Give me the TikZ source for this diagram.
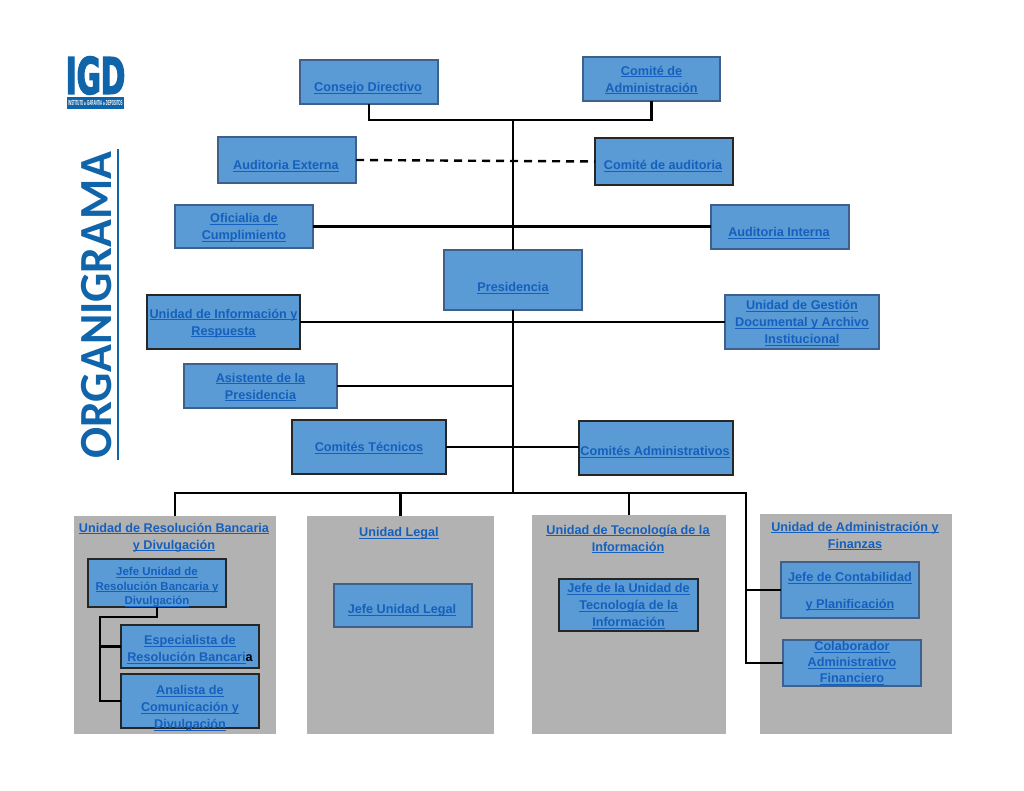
\documentclass[tikz,border=0pt]{standalone}
\usepackage{fontspec}
\setmainfont{Liberation Sans}
\newfontfamily\orgfont{Carlito}
\newfontfamily\logofont[FakeStretch=0.58,FakeBold=2.5]{DejaVu Sans Bold}
\newfontfamily\logosubfont[FakeStretch=0.39]{Liberation Sans Bold}
\usetikzlibrary{positioning}
\definecolor{linkblue}{RGB}{21,96,189}
\definecolor{boxfill}{RGB}{91,155,213}
\definecolor{boxline}{RGB}{62,96,138}
\definecolor{panelgray}{RGB}{178,178,178}
\definecolor{logoblue}{RGB}{16,100,170}
\newcommand{\lnk}[1]{\vphantom{gy}\rule{0pt}{0.95em}\setbox0\hbox{#1}\rlap{\rule[-1.6pt]{\wd0}{0.7pt}}\box0 }

\begin{document}
\begin{tikzpicture}[
  x=0.75pt, y=-0.75pt,
  sz/.style 2 args={minimum width=#1*0.75pt, minimum height=#2*0.75pt},
  unit/.style={draw=boxline, fill=boxfill, line width=0.9pt, inner sep=0pt, outer sep=0pt},
  dark/.style={unit, draw=black!85, line width=1.4pt},
  panel/.style={fill=panelgray, inner sep=0pt, outer sep=0pt},
  lbl/.style={text=linkblue, align=center, inner sep=0pt, font=\bfseries\fontsize{9.5}{12.75}\selectfont},
  smalllbl/.style={lbl, font=\bfseries\fontsize{8.6}{11}\selectfont},
  link/.style={draw=black, line width=1.8pt},
  dashlink/.style={link, dash pattern=on 6pt off 4.5pt},
]
\useasboundingbox (0,0) rectangle (1024,791);
% ------------------------------------------------------------------ logo and title
\node[text=logoblue, inner sep=0pt, font=\logofont\fontsize{38}{38}\selectfont] (logo) at (95.5,75.5) {IGD};
\node[fill=logoblue, text=white, inner sep=0pt, minimum width=42.75pt, minimum height=9pt, font=\logosubfont\fontsize{5.5}{5.5}\selectfont] (logosub) at (95.5,103)
  {INSTITUTO {\fontsize{3.5}{4}\selectfont de} GARANTIA {\fontsize{3.5}{4}\selectfont de} DEPOSITOS};
\node[text=logoblue, rotate=90, inner sep=0pt, font=\orgfont\bfseries\fontsize{34.5}{36}\selectfont] (titulo) at (97,305) {ORGANIGRAMA};
\node[fill=logoblue, inner sep=0pt, minimum width=2.2pt, minimum height=233pt] (tituloline) at (118,304.5) {};

% ------------------------------------------------------------------ panels
\node[panel, sz={202}{218}] (p1) at (175,625) {};
\node[panel, sz={187}{218}] (p2) at (400.5,625) {};
\node[panel, sz={194}{219}] (p3) at (629,624.5) {};
\node[panel, sz={192}{220}] (p4) at (856,624) {};

\node[lbl] (p1t) at (174,536) {\lnk{Unidad de Resolución Bancaria}\\\lnk{y Divulgación}};
\node[lbl] (p2t) at (399,532) {\lnk{Unidad Legal}};
\node[lbl] (p3t) at (628,538) {\lnk{Unidad de Tecnología de la}\\\lnk{Información}};
\node[lbl] (p4t) at (855,535) {\lnk{Unidad de Administración y}\\\lnk{Finanzas}};

% ------------------------------------------------------------------ upper boxes
\node[unit, sz={138}{44}] (consejo) at (369,82) {};
\node[lbl] (consejot) at (368,87) {\lnk{Consejo Directivo}};
\node[unit, sz={137}{44}, lbl] (comiteadm) at (651.5,79) {\lnk{Comité de}\\\lnk{Administración}};
\node[unit, sz={138}{46}] (audext) at (287,160) {};
\node[lbl] (audextt) at (286,165) {\lnk{Auditoria Externa}};
\node[dark, sz={138}{47}] (comaud) at (664,161.5) {};
\node[lbl] (comaudt) at (663,165) {\lnk{Comité de auditoria}};
\node[unit, sz={138}{43}, lbl] (oficialia) at (244,226.5) {\lnk{Oficialia de}\\\lnk{Cumplimiento}};
\node[unit, sz={138}{44}] (audint) at (780,227) {};
\node[lbl] (audintt) at (779,232) {\lnk{Auditoria Interna}};
\node[unit, sz={138}{60}] (pres) at (513,280) {};
\node[lbl] (prest) at (513,287) {\lnk{Presidencia}};
\node[dark, sz={153}{54}, lbl] (uinfo) at (223.5,322) {\lnk{Unidad de Información y}\\\lnk{Respuesta}};
\node[unit, sz={154}{54}, lbl] (ugestion) at (802,322) {\lnk{Unidad de Gestión}\\\lnk{Documental y Archivo}\\\lnk{Institucional}};
\node[unit, sz={153}{44}, lbl] (asistente) at (260.5,386) {\lnk{Asistente de la}\\\lnk{Presidencia}};
\node[dark, sz={154}{54}, lbl] (comtec) at (369,447) {\lnk{Comités Técnicos}};
\node[dark, sz={154}{54}] (comadm) at (656,448) {};
\node[lbl] (comadmt) at (655,451) {\lnk{Comités Administrativos}};

% ------------------------------------------------------------------ boxes inside the panels
\node[dark, sz={138}{48}] (jefe1) at (157,583) {};
\node[smalllbl] (jefe1t) at (157,586) {\lnk{Jefe Unidad de}\\\lnk{Resolución Bancaria y}\\\lnk{Divulgación}};
\node[dark, sz={138}{43}] (esp) at (190,646.5) {};
\node[lbl] (espt) at (190,648.5) {\lnk{Especialista de}\\\lnk{Resolución Bancari}{\color{black}a}};
\node[dark, sz={138}{54}] (ana) at (190,701) {};
\node[lbl] (anat) at (190,707) {\lnk{Analista de}\\\lnk{Comunicación y}\\\lnk{Divulgación}};
\node[unit, sz={138}{43}] (jefelegal) at (403,605.5) {};
\node[lbl] (jefelegalt) at (402,609) {\lnk{Jefe Unidad Legal}};
\node[dark, sz={139}{52}, lbl] (jefeti) at (628.5,605) {\lnk{Jefe de la Unidad de}\\\lnk{Tecnología de la}\\\lnk{Información}};
\node[unit, sz={138}{56}] (jefecont) at (850,590) {};
\node[lbl, font=\bfseries\fontsize{9.5}{20}\selectfont] (jefecontt) at (850,590) {\lnk{Jefe de Contabilidad}\\\lnk{y Planificación}};
\node[unit, sz={138}{46}] (colab) at (852,663) {};
\node[lbl, font=\bfseries\fontsize{9.5}{12}\selectfont] (colabt) at (852,662) {\lnk{Colaborador}\\\lnk{Administrativo}\\\lnk{Financiero}};

% ------------------------------------------------------------------ connectors
\coordinate (topj) at (513,120);
\coordinate (bus) at (513,493);
\coordinate (busr) at (746,493);
\draw[link] (consejo.south) |- (topj);
\draw[link] (comiteadm.south) |- (topj);
\draw[link] (topj) -- (pres.north);
\draw[link] (pres.south) -- (bus);
\draw[dashlink] (audext.east) -- (comaud.west);
\draw[link] (oficialia.east) -- (oficialia.east -| audint.west);
\draw[link] (uinfo.east) -- (ugestion.west);
\draw[link] (asistente.east) -- (asistente.east -| pres.south);
\draw[link] (comtec.east) -- (comtec.east -| comadm.west);
\draw[link] (p1.north) |- (bus);
\draw[link] (p2.north) -- (p2.north |- bus);
\draw[link] (p3.north) -- (p3.north |- bus);
\draw[link] (bus) -- (busr) |- (colab.west);
\draw[link] (jefecont.west) -| (busr);
\coordinate (jefej) at (100,617);
\draw[link] (jefe1.south) |- (jefej) |- (ana.west);
\draw[link] (esp.west) -| (jefej);
\end{tikzpicture}
\end{document}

++++++++

Copy the listing over exactly, skipping the pictures it holds.

*SOLVED PROBLEM*.
Give me the TikZ source for this diagram.
\documentclass[tikz,border=0pt]{standalone}
\usepackage{fontspec}
\setmainfont{Liberation Sans}
\newfontfamily\orgfont{Carlito}
\newfontfamily\logofont[FakeStretch=0.58,FakeBold=2.5]{DejaVu Sans Bold}
\newfontfamily\logosubfont[FakeStretch=0.39]{Liberation Sans Bold}
\usetikzlibrary{positioning}
\definecolor{linkblue}{RGB}{21,96,189}
\definecolor{boxfill}{RGB}{91,155,213}
\definecolor{boxline}{RGB}{62,96,138}
\definecolor{panelgray}{RGB}{178,178,178}
\definecolor{logoblue}{RGB}{16,100,170}
\newcommand{\lnk}[1]{\vphantom{gy}\rule{0pt}{0.95em}\setbox0\hbox{#1}\rlap{\rule[-1.6pt]{\wd0}{0.7pt}}\box0 }

\begin{document}
\begin{tikzpicture}[
  x=0.75pt, y=-0.75pt,
  sz/.style 2 args={minimum width=#1*0.75pt, minimum height=#2*0.75pt},
  unit/.style={draw=boxline, fill=boxfill, line width=0.9pt, inner sep=0pt, outer sep=0pt},
  dark/.style={unit, draw=black!85, line width=1.4pt},
  panel/.style={fill=panelgray, inner sep=0pt, outer sep=0pt},
  lbl/.style={text=linkblue, align=center, inner sep=0pt, font=\bfseries\fontsize{9.5}{12.75}\selectfont},
  smalllbl/.style={lbl, font=\bfseries\fontsize{8.6}{11}\selectfont},
  link/.style={draw=black, line width=1.8pt},
  dashlink/.style={link, dash pattern=on 6pt off 4.5pt},
]
\useasboundingbox (0,0) rectangle (1024,791);
% ------------------------------------------------------------------ logo and title
\node[text=logoblue, inner sep=0pt, font=\logofont\fontsize{38}{38}\selectfont] (logo) at (95.5,75.5) {IGD};
\node[fill=logoblue, text=white, inner sep=0pt, minimum width=42.75pt, minimum height=9pt, font=\logosubfont\fontsize{5.5}{5.5}\selectfont] (logosub) at (95.5,103)
  {INSTITUTO {\fontsize{3.5}{4}\selectfont de} GARANTIA {\fontsize{3.5}{4}\selectfont de} DEPOSITOS};
\node[text=logoblue, rotate=90, inner sep=0pt, font=\orgfont\bfseries\fontsize{34.5}{36}\selectfont] (titulo) at (97,305) {ORGANIGRAMA};
\node[fill=logoblue, inner sep=0pt, minimum width=2.2pt, minimum height=233pt] (tituloline) at (118,304.5) {};

% ------------------------------------------------------------------ panels
\node[panel, sz={202}{218}] (p1) at (175,625) {};
\node[panel, sz={187}{218}] (p2) at (400.5,625) {};
\node[panel, sz={194}{219}] (p3) at (629,624.5) {};
\node[panel, sz={192}{220}] (p4) at (856,624) {};

\node[lbl] (p1t) at (174,536) {\lnk{Unidad de Resolución Bancaria}\\\lnk{y Divulgación}};
\node[lbl] (p2t) at (399,532) {\lnk{Unidad Legal}};
\node[lbl] (p3t) at (628,538) {\lnk{Unidad de Tecnología de la}\\\lnk{Información}};
\node[lbl] (p4t) at (855,535) {\lnk{Unidad de Administración y}\\\lnk{Finanzas}};

% ------------------------------------------------------------------ upper boxes
\node[unit, sz={138}{44}] (consejo) at (369,82) {};
\node[lbl] (consejot) at (368,87) {\lnk{Consejo Directivo}};
\node[unit, sz={137}{44}, lbl] (comiteadm) at (651.5,79) {\lnk{Comité de}\\\lnk{Administración}};
\node[unit, sz={138}{46}] (audext) at (287,160) {};
\node[lbl] (audextt) at (286,165) {\lnk{Auditoria Externa}};
\node[dark, sz={138}{47}] (comaud) at (664,161.5) {};
\node[lbl] (comaudt) at (663,165) {\lnk{Comité de auditoria}};
\node[unit, sz={138}{43}, lbl] (oficialia) at (244,226.5) {\lnk{Oficialia de}\\\lnk{Cumplimiento}};
\node[unit, sz={138}{44}] (audint) at (780,227) {};
\node[lbl] (audintt) at (779,232) {\lnk{Auditoria Interna}};
\node[unit, sz={138}{60}] (pres) at (513,280) {};
\node[lbl] (prest) at (513,287) {\lnk{Presidencia}};
\node[dark, sz={153}{54}, lbl] (uinfo) at (223.5,322) {\lnk{Unidad de Información y}\\\lnk{Respuesta}};
\node[unit, sz={154}{54}, lbl] (ugestion) at (802,322) {\lnk{Unidad de Gestión}\\\lnk{Documental y Archivo}\\\lnk{Institucional}};
\node[unit, sz={153}{44}, lbl] (asistente) at (260.5,386) {\lnk{Asistente de la}\\\lnk{Presidencia}};
\node[dark, sz={154}{54}, lbl] (comtec) at (369,447) {\lnk{Comités Técnicos}};
\node[dark, sz={154}{54}] (comadm) at (656,448) {};
\node[lbl] (comadmt) at (655,451) {\lnk{Comités Administrativos}};

% ------------------------------------------------------------------ boxes inside the panels
\node[dark, sz={138}{48}] (jefe1) at (157,583) {};
\node[smalllbl] (jefe1t) at (157,586) {\lnk{Jefe Unidad de}\\\lnk{Resolución Bancaria y}\\\lnk{Divulgación}};
\node[dark, sz={138}{43}] (esp) at (190,646.5) {};
\node[lbl] (espt) at (190,648.5) {\lnk{Especialista de}\\\lnk{Resolución Bancari}{\color{black}a}};
\node[dark, sz={138}{54}] (ana) at (190,701) {};
\node[lbl] (anat) at (190,707) {\lnk{Analista de}\\\lnk{Comunicación y}\\\lnk{Divulgación}};
\node[unit, sz={138}{43}] (jefelegal) at (403,605.5) {};
\node[lbl] (jefelegalt) at (402,609) {\lnk{Jefe Unidad Legal}};
\node[dark, sz={139}{52}, lbl] (jefeti) at (628.5,605) {\lnk{Jefe de la Unidad de}\\\lnk{Tecnología de la}\\\lnk{Información}};
\node[unit, sz={138}{56}] (jefecont) at (850,590) {};
\node[lbl, font=\bfseries\fontsize{9.5}{20}\selectfont] (jefecontt) at (850,590) {\lnk{Jefe de Contabilidad}\\\lnk{y Planificación}};
\node[unit, sz={138}{46}] (colab) at (852,663) {};
\node[lbl, font=\bfseries\fontsize{9.5}{12}\selectfont] (colabt) at (852,662) {\lnk{Colaborador}\\\lnk{Administrativo}\\\lnk{Financiero}};

% ------------------------------------------------------------------ connectors
\coordinate (topj) at (513,120);
\coordinate (bus) at (513,493);
\coordinate (busr) at (746,493);
\draw[link] (consejo.south) |- (topj);
\draw[link] (comiteadm.south) |- (topj);
\draw[link] (topj) -- (pres.north);
\draw[link] (pres.south) -- (bus);
\draw[dashlink] (audext.east) -- (comaud.west);
\draw[link] (oficialia.east) -- (oficialia.east -| audint.west);
\draw[link] (uinfo.east) -- (ugestion.west);
\draw[link] (asistente.east) -- (asistente.east -| pres.south);
\draw[link] (comtec.east) -- (comtec.east -| comadm.west);
\draw[link] (p1.north) |- (bus);
\draw[link] (p2.north) -- (p2.north |- bus);
\draw[link] (p3.north) -- (p3.north |- bus);
\draw[link] (bus) -- (busr) |- (colab.west);
\draw[link] (jefecont.west) -| (busr);
\coordinate (jefej) at (100,617);
\draw[link] (jefe1.south) |- (jefej) |- (ana.west);
\draw[link] (esp.west) -| (jefej);
\end{tikzpicture}
\end{document}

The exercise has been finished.